50 ans après… l’Algérie se “réveil” à l’hydrogène blanc
Cependant et malgré son potentiel, la place de l’hydrogène reste marginale dans l’économie mondiale. En 2023, seules 91 000 tonnes ont été exportées, dont 96 % issues de sources grises, très polluantes. C’est dans cette perspective que l’Algérie commence à prendre conscience de l’opportunité que représente l’hydrogène blanc.
Des startups locales commencent à investir le terrain, explorant les technologies de détection et d’exploitation. Un regain d’intérêt qui fait écho à l’initiative du Pr M. Abdelouahab Benini, qui avait déjà déposé en 1974 un dossier portant sur les énergies renouvelables, incluant l’hydrogène blanc.
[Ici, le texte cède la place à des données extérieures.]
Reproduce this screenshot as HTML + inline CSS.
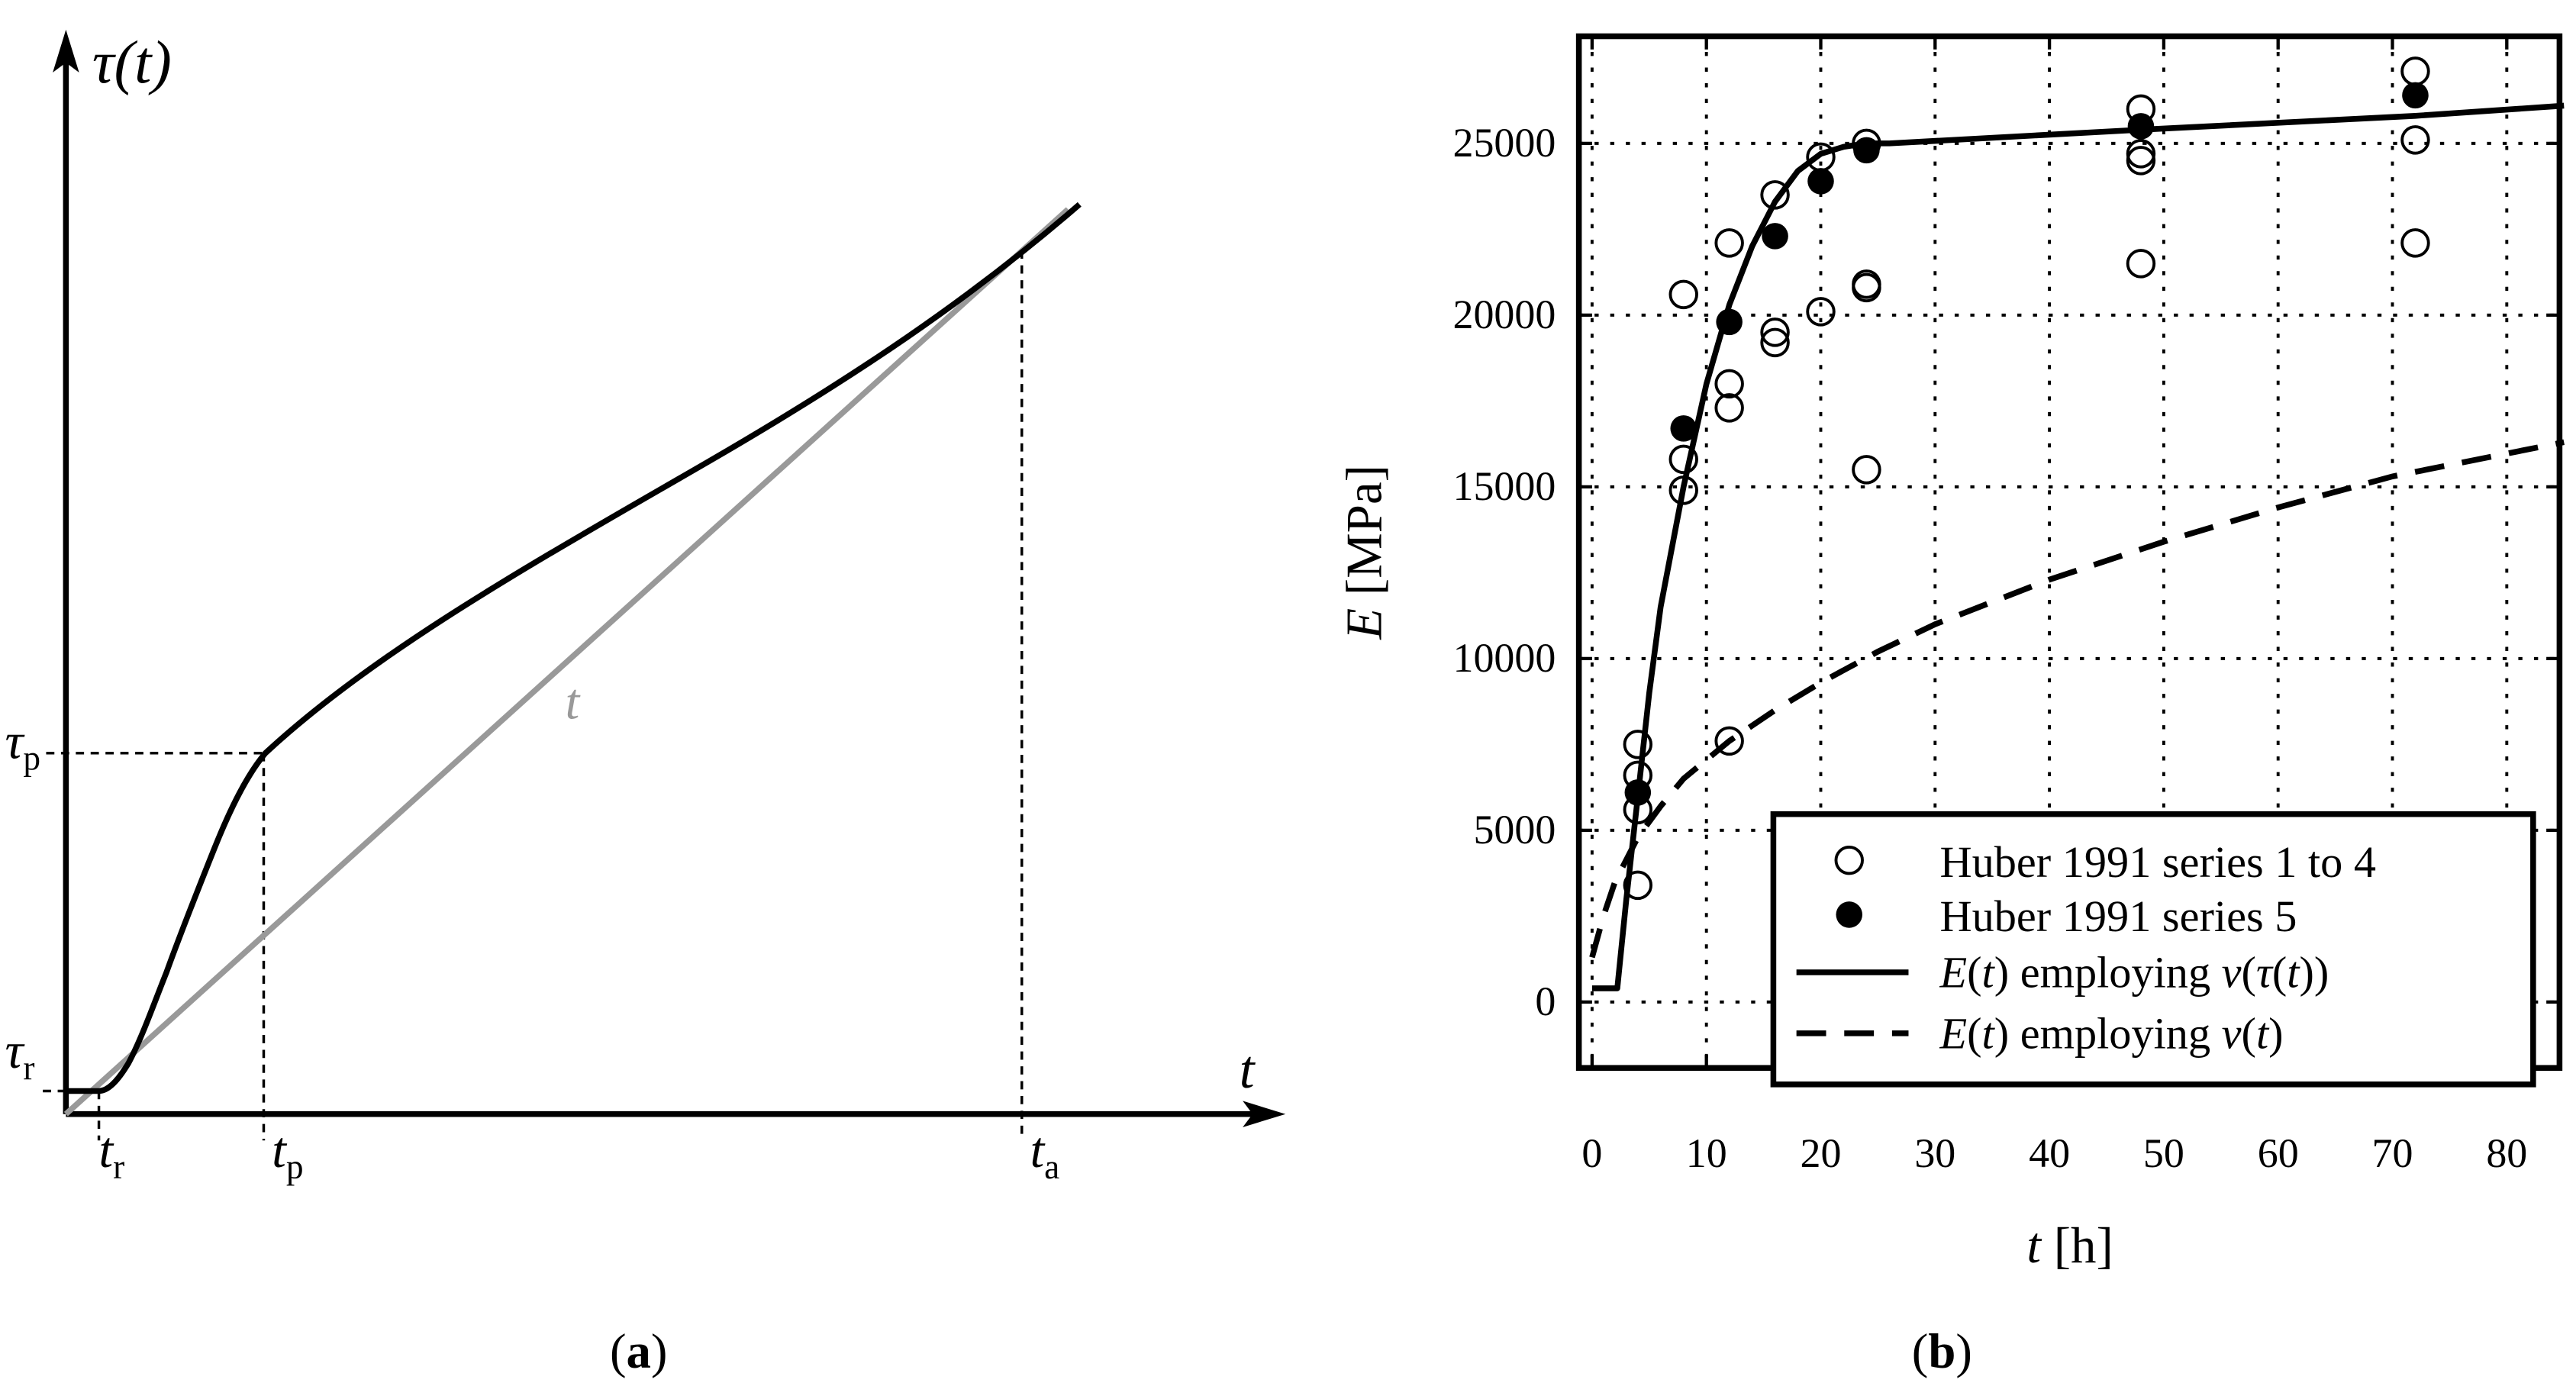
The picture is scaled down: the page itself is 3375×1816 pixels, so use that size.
<!DOCTYPE html>
<html><head><meta charset="utf-8"><style>html,body{margin:0;padding:0;background:#fff}svg{display:block}text{font-family:"Liberation Serif",serif}</style></head>
<body>
<svg id="fig" width="3375" height="1816" viewBox="0 0 1563 841" xmlns="http://www.w3.org/2000/svg">
<g id="left">
  <path d="M40,676 L40,30" stroke="#000" stroke-width="3.5" fill="none"/>
  <path d="M40,18 L32,44 L40,38 L48,44 Z" fill="#000"/>
  <path d="M40,676 L765,676" stroke="#000" stroke-width="3.5" fill="none"/>
  <path d="M780,676 L754,668 L760,676 L754,684 Z" fill="#000"/>
  <g stroke="#000" stroke-width="1.6" stroke-dasharray="5,4" fill="none">
    <path d="M28,457 L160,457 M160,457 L160,692 M620,152 L620,692 M60,662 L60,692 M26,662 L40,662"/>
  </g>
  <path d="M40,676 L648,127" stroke="#999" stroke-width="3.5" fill="none"/>
  <path d="M40,662 L60,662 C66,662 72,655 78,645 C86,630 93,610 101,590 C110,565 120,540 130,515 C140,490 150,470 161,457 C230,393 330,338 430,280 C518,229 588,182 655,124" stroke="#000" stroke-width="3.5" fill="none" stroke-linejoin="round"/>
  <text x="56" y="50" font-size="37" font-style="italic">τ(t)</text>
  <text x="3" y="460" font-size="31" font-style="italic">τ<tspan font-size="21" font-style="normal" dy="7">p</tspan></text>
  <text x="3" y="648" font-size="31" font-style="italic">τ<tspan font-size="21" font-style="normal" dy="7">r</tspan></text>
  <text x="752" y="660" font-size="33" font-style="italic">t</text>
  <text x="60" y="708" font-size="31" font-style="italic">t<tspan font-size="21" font-style="normal" dy="7">r</tspan></text>
  <text x="165" y="708" font-size="31" font-style="italic">t<tspan font-size="21" font-style="normal" dy="7">p</tspan></text>
  <text x="625" y="708" font-size="31" font-style="italic">t<tspan font-size="21" font-style="normal" dy="7">a</tspan></text>
  <text x="343" y="436" font-size="31" font-style="italic" fill="#999">t</text>
  <text x="370" y="830" font-size="30">(<tspan font-weight="bold">a</tspan>)</text>
</g>
<g id="right"></g>
<text x="1160" y="830" font-size="30">(<tspan font-weight="bold">b</tspan>)</text>
</svg>
<script>
const openT=[4,4,4,4,8,8,8,12,12,12,12,16,16,16,20,20,24,24,24,24,48,48,48,48,72,72,72];
const openE=[7500,6600,5600,3400,20600,15800,14900,22100,18000,17300,7600,23500,19500,19200,24600,20100,25000,20900,20800,15500,26000,24700,24500,21500,27100,25100,22100];
const filledT=[4,8,12,16,20,24,48,72];
const filledE=[6100,16700,19800,22300,23900,24800,25500,26400];
const solidT=[0,2.2,3,4,5,6,8,10,12,14,16,18,20,22,24,26,48,72,85];
const solidE=[400,400,3000,6000,9000,11500,15000,18000,20300,22000,23300,24200,24700,24900,25000,25000,25400,25800,26100];
const dashT=[0,1,2,4,6,8,12,16,20,25,30,40,50,60,70,85];
const dashE=[1300,2500,3500,4800,5700,6500,7600,8500,9300,10200,11000,12300,13400,14400,15300,16300];
const xTicks=[0,10,20,30,40,50,60,70,80];
const yTicks=[0,5000,10000,15000,20000,25000];
const NS="http://www.w3.org/2000/svg";
const g=document.getElementById('right');
const X0=958,X1=1553,Y0=22,Y1=648;
const sx=t=>966+(t-0)*(1521-966)/80;
const sy=e=>608-e*(608-87)/25000;
function mk(tag,attrs){const el=document.createElementNS(NS,tag);for(const k in attrs)el.setAttribute(k,attrs[k]);g.appendChild(el);return el;}
xTicks.forEach(t=>{const l=mk('line',{x1:sx(t),x2:sx(t),y1:Y0,y2:Y1,stroke:'#000','stroke-width':1.8,'stroke-dasharray':'2.5,7'});


const a=mk('line',{x1:sx(t),x2:sx(t),y1:Y1,y2:Y1-8,stroke:'#000','stroke-width':2});


const b=mk('line',{x1:sx(t),x2:sx(t),y1:Y0,y2:Y0+8,stroke:'#000','stroke-width':2});


const tx=mk('text',{x:sx(t),y:708,'font-size':25,'text-anchor':'middle'});tx.textContent=t;

});
yTicks.forEach(e=>{const l=mk('line',{x1:X0,x2:X1,y1:sy(e),y2:sy(e),stroke:'#000','stroke-width':1.8,'stroke-dasharray':'2.5,7'});


const a=mk('line',{x1:X0,x2:X0+8,y1:sy(e),y2:sy(e),stroke:'#000','stroke-width':2});


const b=mk('line',{x1:X1,x2:X1-8,y1:sy(e),y2:sy(e),stroke:'#000','stroke-width':2});


const tx=mk('text',{x:944,y:sy(e)+8,'font-size':25,'text-anchor':'end'});tx.textContent=e;

});
function path(ts,es){return ts.map((t,i)=>(i?'L':'M')+sx(t).toFixed(1)+','+sy(es[i]).toFixed(1)).join(' ');}
const sd=mk('path',{d:path(dashT,dashE),fill:'none',stroke:'#000','stroke-width':3.5,'stroke-dasharray':'18,11'});


const ss=mk('path',{d:path(solidT,solidE),fill:'none',stroke:'#000','stroke-width':3.5,'stroke-linejoin':'round'});


openT.forEach((t,i)=>{const c=mk('circle',{cx:sx(t),cy:sy(openE[i]),r:8,fill:'none',stroke:'#000','stroke-width':1.8});

});
filledT.forEach((t,i)=>{const c=mk('circle',{cx:sx(t),cy:sy(filledE[i]),r:8,fill:'#000'});

});
const fr=mk('rect',{x:X0,y:Y0,width:X1-X0,height:Y1-Y0,fill:'none',stroke:'#000','stroke-width':3.5});


const lg=mk('rect',{x:1076,y:494,width:461,height:164,fill:'#fff',stroke:'#000','stroke-width':3.5});


const lo=mk('circle',{cx:1122,cy:522,r:8,fill:'none',stroke:'#000','stroke-width':1.8});


const lf=mk('circle',{cx:1122,cy:555,r:8,fill:'#000'});


const ll=mk('line',{x1:1090,x2:1158,y1:590,y2:590,stroke:'#000','stroke-width':3.5});


const ld=mk('line',{x1:1090,x2:1158,y1:627,y2:627,stroke:'#000','stroke-width':3.5,'stroke-dasharray':'18,11'});


const t1=mk('text',{x:1177,y:532,'font-size':27});t1.textContent='Huber 1991 series 1 to 4';


const t2=mk('text',{x:1177,y:565,'font-size':27});t2.textContent='Huber 1991 series 5';


const t3=mk('text',{x:1177,y:599,'font-size':27});t3.innerHTML='<tspan font-style="italic">E</tspan>(<tspan font-style="italic">t</tspan>) employing <tspan font-style="italic">v</tspan>(<tspan font-style="italic">τ</tspan>(<tspan font-style="italic">t</tspan>))';


const t4=mk('text',{x:1177,y:636,'font-size':27});t4.innerHTML='<tspan font-style="italic">E</tspan>(<tspan font-style="italic">t</tspan>) employing <tspan font-style="italic">v</tspan>(<tspan font-style="italic">t</tspan>)';


const xl=mk('text',{x:1256,y:766,'font-size':31,'text-anchor':'middle'});xl.innerHTML='<tspan font-style="italic">t</tspan> [h]';


const yl=mk('text',{x:0,y:0,'font-size':31,'text-anchor':'middle',transform:'translate(838,335) rotate(-90)'});yl.innerHTML='<tspan font-style="italic">E</tspan> [MPa]';


</script>
</body></html>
Une voie d’avenir à concrétiser
Enfin, cette rencontre scientifique a permis d’initier un dialogue constructif entre chercheurs, institutions publiques, corps de sécurité et médias. Tous s’accordent à reconnaître que l’hydrogène blanc constitue un levier stratégique pour la transition énergétique de l’Algérie. Il s’agit désormais de traduire cette vision en projets concrets, en investissant dans la recherche, l’innovation technologique et la structuration d’une filière nationale de l’hydrogène naturel.
L’hydrogène blanc n’est plus un simple concept prospectif. Il s’impose comme une réalité tangible, une alternative énergétique viable et compétitive. En se positionnant en pionnier dans ce domaine, l’Algérie pourrait non seulement diversifier son économie mais aussi jouer un rôle de premier plan dans la transition énergétique globale.